We can’t say for certainty this won’t happen. But we can’t say for certain it will either. It does seem that any advertising for material being sold, about moving out of the LGBTQ lifestyle would be illegal, even someone’s personal story, Ads about self help books on the subject could be illegal. Where is the line drawn?
What is confusing to some of us average Joe/Jane’s is, why do you have to ban advertising a service which isn’t illegal? There are probably plenty of advertisements many people don’t like, but we have to endure them. Truthfully, it would be nice to ban ALL advertisements sometimes, right? But it’s almost a necessary evil in order to be made aware of things we DO want and where to get them.
One would think, if something is legal, it should be able to be advertised. And as far as therapy services goes, there are plenty of opinions on various methods and whether they are helpful or harmful. Therapies such as cognitive behavioral therapy, hypnosis, and electroshock therapy, have been in question for years.

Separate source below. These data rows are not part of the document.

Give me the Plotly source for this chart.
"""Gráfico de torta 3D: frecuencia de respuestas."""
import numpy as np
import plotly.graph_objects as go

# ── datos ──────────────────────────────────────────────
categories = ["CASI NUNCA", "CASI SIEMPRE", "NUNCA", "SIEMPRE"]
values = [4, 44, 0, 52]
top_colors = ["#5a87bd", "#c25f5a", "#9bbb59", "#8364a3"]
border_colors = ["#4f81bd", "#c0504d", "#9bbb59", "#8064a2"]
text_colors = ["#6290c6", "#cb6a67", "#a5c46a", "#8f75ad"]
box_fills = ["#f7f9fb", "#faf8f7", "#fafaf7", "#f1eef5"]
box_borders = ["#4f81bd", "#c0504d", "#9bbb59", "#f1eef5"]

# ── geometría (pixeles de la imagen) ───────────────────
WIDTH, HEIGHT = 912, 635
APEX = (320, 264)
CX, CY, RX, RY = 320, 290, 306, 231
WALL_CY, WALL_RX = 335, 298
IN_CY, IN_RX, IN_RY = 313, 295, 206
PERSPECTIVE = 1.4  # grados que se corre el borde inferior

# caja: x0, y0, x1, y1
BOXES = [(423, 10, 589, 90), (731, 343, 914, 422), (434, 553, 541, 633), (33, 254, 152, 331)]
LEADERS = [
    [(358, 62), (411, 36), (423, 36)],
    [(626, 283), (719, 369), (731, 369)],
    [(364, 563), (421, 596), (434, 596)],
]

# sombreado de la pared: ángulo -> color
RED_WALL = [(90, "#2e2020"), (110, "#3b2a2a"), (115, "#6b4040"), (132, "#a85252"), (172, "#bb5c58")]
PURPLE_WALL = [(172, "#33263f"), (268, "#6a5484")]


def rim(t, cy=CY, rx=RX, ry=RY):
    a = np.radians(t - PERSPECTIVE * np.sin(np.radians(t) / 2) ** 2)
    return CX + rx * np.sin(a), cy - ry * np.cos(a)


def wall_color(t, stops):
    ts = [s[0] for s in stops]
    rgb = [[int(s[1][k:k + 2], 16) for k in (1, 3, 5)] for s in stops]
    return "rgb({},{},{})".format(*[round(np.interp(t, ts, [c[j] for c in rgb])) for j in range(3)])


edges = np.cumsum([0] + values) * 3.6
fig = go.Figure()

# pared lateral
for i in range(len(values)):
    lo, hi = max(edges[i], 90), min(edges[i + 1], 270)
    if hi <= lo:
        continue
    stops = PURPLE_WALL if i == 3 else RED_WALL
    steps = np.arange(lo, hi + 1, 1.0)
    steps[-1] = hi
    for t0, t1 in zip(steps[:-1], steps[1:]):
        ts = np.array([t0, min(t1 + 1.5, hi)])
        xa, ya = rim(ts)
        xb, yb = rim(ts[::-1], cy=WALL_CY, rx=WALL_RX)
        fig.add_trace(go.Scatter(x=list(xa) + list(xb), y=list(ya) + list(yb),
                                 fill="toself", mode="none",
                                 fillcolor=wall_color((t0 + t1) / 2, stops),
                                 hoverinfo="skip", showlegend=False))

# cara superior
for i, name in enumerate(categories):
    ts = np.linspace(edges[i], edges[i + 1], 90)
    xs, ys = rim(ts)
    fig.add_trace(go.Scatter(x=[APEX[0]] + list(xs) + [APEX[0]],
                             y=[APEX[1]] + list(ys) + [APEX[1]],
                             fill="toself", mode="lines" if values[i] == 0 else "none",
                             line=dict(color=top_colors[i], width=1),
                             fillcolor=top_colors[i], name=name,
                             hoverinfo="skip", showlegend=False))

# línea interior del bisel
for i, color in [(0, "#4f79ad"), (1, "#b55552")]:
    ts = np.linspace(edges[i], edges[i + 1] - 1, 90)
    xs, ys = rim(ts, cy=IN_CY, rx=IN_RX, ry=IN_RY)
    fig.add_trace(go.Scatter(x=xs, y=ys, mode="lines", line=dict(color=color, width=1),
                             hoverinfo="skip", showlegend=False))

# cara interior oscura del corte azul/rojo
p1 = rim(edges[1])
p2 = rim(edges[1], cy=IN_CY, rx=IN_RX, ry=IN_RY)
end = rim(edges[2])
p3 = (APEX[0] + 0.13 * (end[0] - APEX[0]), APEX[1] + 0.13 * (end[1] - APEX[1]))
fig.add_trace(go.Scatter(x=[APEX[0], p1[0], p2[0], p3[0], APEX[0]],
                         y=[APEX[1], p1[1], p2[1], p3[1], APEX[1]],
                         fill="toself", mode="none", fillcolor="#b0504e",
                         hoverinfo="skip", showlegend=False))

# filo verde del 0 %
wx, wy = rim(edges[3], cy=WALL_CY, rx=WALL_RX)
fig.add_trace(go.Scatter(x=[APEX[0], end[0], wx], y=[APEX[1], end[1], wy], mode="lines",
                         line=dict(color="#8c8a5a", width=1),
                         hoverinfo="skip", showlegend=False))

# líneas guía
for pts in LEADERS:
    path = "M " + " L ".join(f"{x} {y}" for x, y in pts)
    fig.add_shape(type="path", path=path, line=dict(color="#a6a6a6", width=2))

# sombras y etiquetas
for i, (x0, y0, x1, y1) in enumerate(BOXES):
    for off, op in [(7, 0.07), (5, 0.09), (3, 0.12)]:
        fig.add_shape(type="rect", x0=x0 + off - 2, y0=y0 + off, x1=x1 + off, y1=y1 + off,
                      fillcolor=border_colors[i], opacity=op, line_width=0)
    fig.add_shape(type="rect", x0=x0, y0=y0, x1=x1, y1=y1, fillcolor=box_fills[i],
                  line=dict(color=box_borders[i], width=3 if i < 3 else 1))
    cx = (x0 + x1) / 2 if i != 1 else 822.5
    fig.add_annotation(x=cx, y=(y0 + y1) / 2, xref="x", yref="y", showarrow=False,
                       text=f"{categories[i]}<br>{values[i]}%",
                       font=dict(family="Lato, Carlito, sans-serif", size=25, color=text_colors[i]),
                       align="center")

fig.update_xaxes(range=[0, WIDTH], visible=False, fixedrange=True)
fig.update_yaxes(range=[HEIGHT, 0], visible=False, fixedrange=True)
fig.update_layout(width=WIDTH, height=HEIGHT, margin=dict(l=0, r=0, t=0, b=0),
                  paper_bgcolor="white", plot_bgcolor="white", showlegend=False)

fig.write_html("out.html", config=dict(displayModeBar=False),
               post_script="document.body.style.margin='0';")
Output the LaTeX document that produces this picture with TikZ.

Are they helpful, harmful, or hoaxes is still questioned by many. There are also varies types of medications, exercise routines, diets, etc which are questionable. Where do we stop regulation of advertisement for questionable, but legal services and products? The scarier question becomes, who decides?
We’ll keep the commentary to a minimum on this, the point was to bring out facts and truth to what seemed like a dramatized situation. I guess whether it was really dramatized or not remains to be seen.